Just as she hoped, millions of us did fall in love with Keaton, who died Saturday at age 79. She captivated us for over 50 years, from awards heavy-hitters to a late-career string of hangout comedies that weren’t about anything more than the joy of spending time with Diane Keaton, or in the case of her 2022 body swap movie “Mack & Rita,” the thrill of becoming Diane Keaton.

In her final films, including “Summer Camp” and the “Book Club” franchise, Keaton pretty much only played variations of herself, providing reason enough to watch. I looked forward to the moment her character fully embraced looking like Diane Keaton, writing in my otherwise middling review of “Mack & Rita” that the sequence in which she “picks up a kooky blazer and wide belt is presented with the anticipation of Bruce Wayne reaching for his cowl.”

I wanted to be Diane Keaton, even if she wanted to be Warren Beatty.

The contradiction of her career is that the things we in the audience loved about her — the breezy humor, the self-deprecating charm, the iconic threads — were Keaton’s attempts to mask her own insecurities. She struggled to love herself. Even after success, Keaton remained iffy about her looks, her talent and her achievements. In interviews, she openly admitted to feeling inadequate in her signature halting, circular stammers. That is, when she’d consent to be interviewed at all, which in the first decade of her career was so rare that Keaton, loping across Central Park in baggy pants to the white-on-white apartment where she lived alone, was essentially a movie star Sasquatch.

Journalists described her as a modern Garbo. “Her habit is to clutch privacy about her like a shawl,” Time Magazine wrote in 1977, the year that “Annie Hall” and “Looking for Mr. Goodbar” established Keaton as a kooky sweetheart with serious range. I love that simile because she did refer to her wardrobe as an “impenetrable fortress.” The more bizarre the ensemble — jackets over skirts over pants over boots — the less anyone would notice the person wearing it.

Odd ducks like myself adored the whole package, including her relatable candor. She showed us how to charge through the world with aplomb, even when you’re nervous as heck.

Once young Keaton decided she wanted to perform, she set about auditioning for everything from the church choir and the cheerleading squad to the class play. But her school had a traditionally beautiful ingenue who landed the leads. This was Orange County, after all. Keaton would go home, stare at the mirror and feel disappointed by her reflection. She dreamed of looking like perky, platinum blond Doris Day.
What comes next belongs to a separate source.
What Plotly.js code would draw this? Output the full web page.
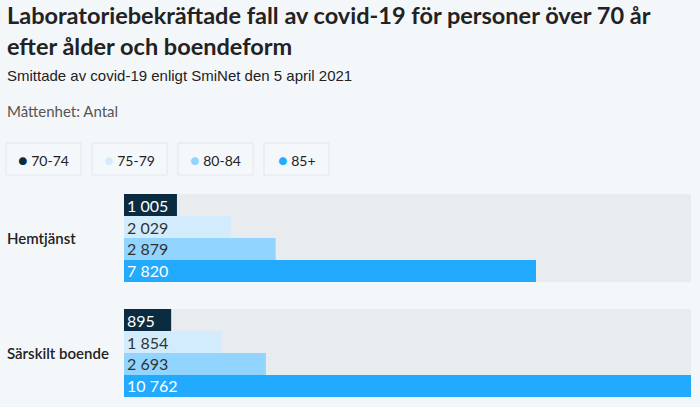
<!DOCTYPE html>
<html>
<head>
<meta charset="utf-8">
<script src="https://cdn.plot.ly/plotly-3.0.1.min.js"></script>
<style>
html,body{margin:0;padding:0;background:#f4f7fa;}
#chart{width:700px;height:407px;}
</style>
</head>
<body>
<div id="chart"></div>
<script>
const categories = ["Hemtjänst", "Särskilt boende"];
const seriesNames = ["70-74", "75-79", "80-84", "85+"];
const values7074 = [1005, 895];
const values7579 = [2029, 1854];
const values8084 = [2879, 2693];
const values85plus = [7820, 10762];
const seriesColors = ["#0a2b40", "#d3ecfd", "#91d4fe", "#22aafe"];
const labelColors = ["#ffffff", "#333333", "#333333", "#ffffff"];
const titleLines = ["Laboratoriebekräftade fall av covid-19 för personer över 70 år", "efter ålder och boendeform"];

const allSeries = [values7074, values7579, values8084, values85plus];
const maxVal = Math.max(...allSeries.flat());
const fmt = v => String(v).replace(/\B(?=(\d{3})+(?!\d))/g, " ");

const W = 700, H = 407;
const mL = 124, mR = 9, mT = 183, mB = 2;
const plotW = W - mL - mR;
const bargap = 0.235;
const FONT = "Lato, 'Open Sans', sans-serif";

const traces = allSeries.map((vals, i) => ({
  type: "bar",
  orientation: "h",
  name: seriesNames[i],
  y: categories,
  x: vals,
  marker: {color: seriesColors[i], line: {width: 0}},
  text: vals.map(fmt),
  textposition: "inside",
  insidetextanchor: "start",
  textfont: {family: FONT, size: 16, color: labelColors[i]},
  hoverinfo: "none",
  showlegend: false
}));

const shapes = categories.map((c, i) => ({
  type: "rect", xref: "paper", yref: "y", layer: "below",
  x0: 0, x1: 1, y0: i - (1 - bargap) / 2, y1: i + (1 - bargap) / 2,
  fillcolor: "#e9ecef", line: {width: 0}
}));

const px2x = px => (px - mL) / plotW;
const plotH = H - mT - mB;
const px2y = py => 1 - (py - mT) / plotH;

const annotations = [];
annotations.push({xref: "paper", yref: "paper", x: px2x(5), y: px2y(31), xanchor: "left", yanchor: "middle",
  align: "left", text: "<b>" + titleLines.join("<br>") + "</b>", showarrow: false,
  font: {family: FONT, size: 23.5, color: "#222222"}});
annotations.push({xref: "paper", yref: "paper", x: px2x(5), y: px2y(75), xanchor: "left", yanchor: "middle",
  text: "Smittade av covid-19 enligt SmiNet den 5 april 2021", showarrow: false,
  font: {family: "'Liberation Sans', Arial, sans-serif", size: 15, color: "#222222"}});
annotations.push({xref: "paper", yref: "paper", x: px2x(5), y: px2y(111), xanchor: "left", yanchor: "middle",
  text: "Måttenhet: Antal", showarrow: false,
  font: {family: FONT, size: 15, color: "#555555"}});
categories.forEach((c, i) => {
  annotations.push({xref: "paper", yref: "y", x: px2x(5), y: i, xanchor: "left", yanchor: "middle",
    text: c, showarrow: false, font: {family: FONT, size: 15, color: "#222222", weight: 600}});
});
const legBoxes = [[6, 81], [92, 167], [178, 253], [264, 329]];
seriesNames.forEach((n, i) => {
  const [a, b] = legBoxes[i];
  shapes.push({type: "rect", xref: "paper", yref: "paper",
    x0: px2x(a), x1: px2x(b), y0: px2y(175), y1: px2y(143),
    fillcolor: "#f5f8fb", line: {color: "#e2e6ea", width: 1}});
  annotations.push({xref: "paper", yref: "paper", x: px2x((a + b) / 2), y: px2y(159.5),
    xanchor: "center", yanchor: "middle", showarrow: false,
    text: '<span style="color:' + seriesColors[i] + ';font-size:16px">●</span> ' + n,
    font: {family: FONT, size: 14, color: "#222222"}});
});

const layout = {
  width: W, height: H,
  paper_bgcolor: "#f4f7fa", plot_bgcolor: "#f4f7fa",
  margin: {l: mL, r: mR, t: mT, b: mB},
  barmode: "group", bargap: bargap, bargroupgap: 0,
  xaxis: {range: [0, maxVal], visible: false, fixedrange: true},
  yaxis: {type: "category", range: [1 + (H - mB - 353) / 115, -(238 - mT) / 115],
    showticklabels: false, showgrid: false, zeroline: false, showline: false, fixedrange: true},
  uniformtext: {mode: "show", minsize: 16},
  shapes: shapes,
  annotations: annotations,
  showlegend: false
};

Plotly.newPlot("chart", traces, layout, {displayModeBar: false, staticPlot: true});
</script>
</body>
</html>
Instead, she saw a miniature Amelia Earhart. (She’d eventually get a Golden Globe nomination for playing Earhart on television in 1994.)

Keaton stuck a clothespin on the tip of her nose to make it smaller, and acted the part of an extrovert: big laugh, big hair and, when she stopped liking her hair, big hats. By age 15, she was assembling the bold, black and white wardrobe she’d wear forever and her taste for monochrome clothes was already so entrenched that she wrote Judy Garland a fan letter wondering why Dorothy had to leave Kansas for garish Oz. She might have been the only person to ever ask that question.

Not too long after that, Keaton flew across the country to New York where several things happened in short succession that would have puffed up anyone else’s ego. The drama coach Sanford Meisner gave her his blessing. The Broadway hit “Hair” gave her the main part (and agreed she could stay fully clothed). And “The Godfather,” the No. 1 box office hit of 1972, plucked Keaton from stage obscurity to give the fledgling screen actor its crucial final shot, a close-up.

Keaton made $6,000 for “The Godfather,” less than a quarter of her salary for the national deodorant commercial she’d shot a year earlier. Her memories from the set of the first film were uncharacteristically terse. Her wig was heavy, her part was “background music” and the one time Marlon Brando spoke to her, he said, “Nice tits.”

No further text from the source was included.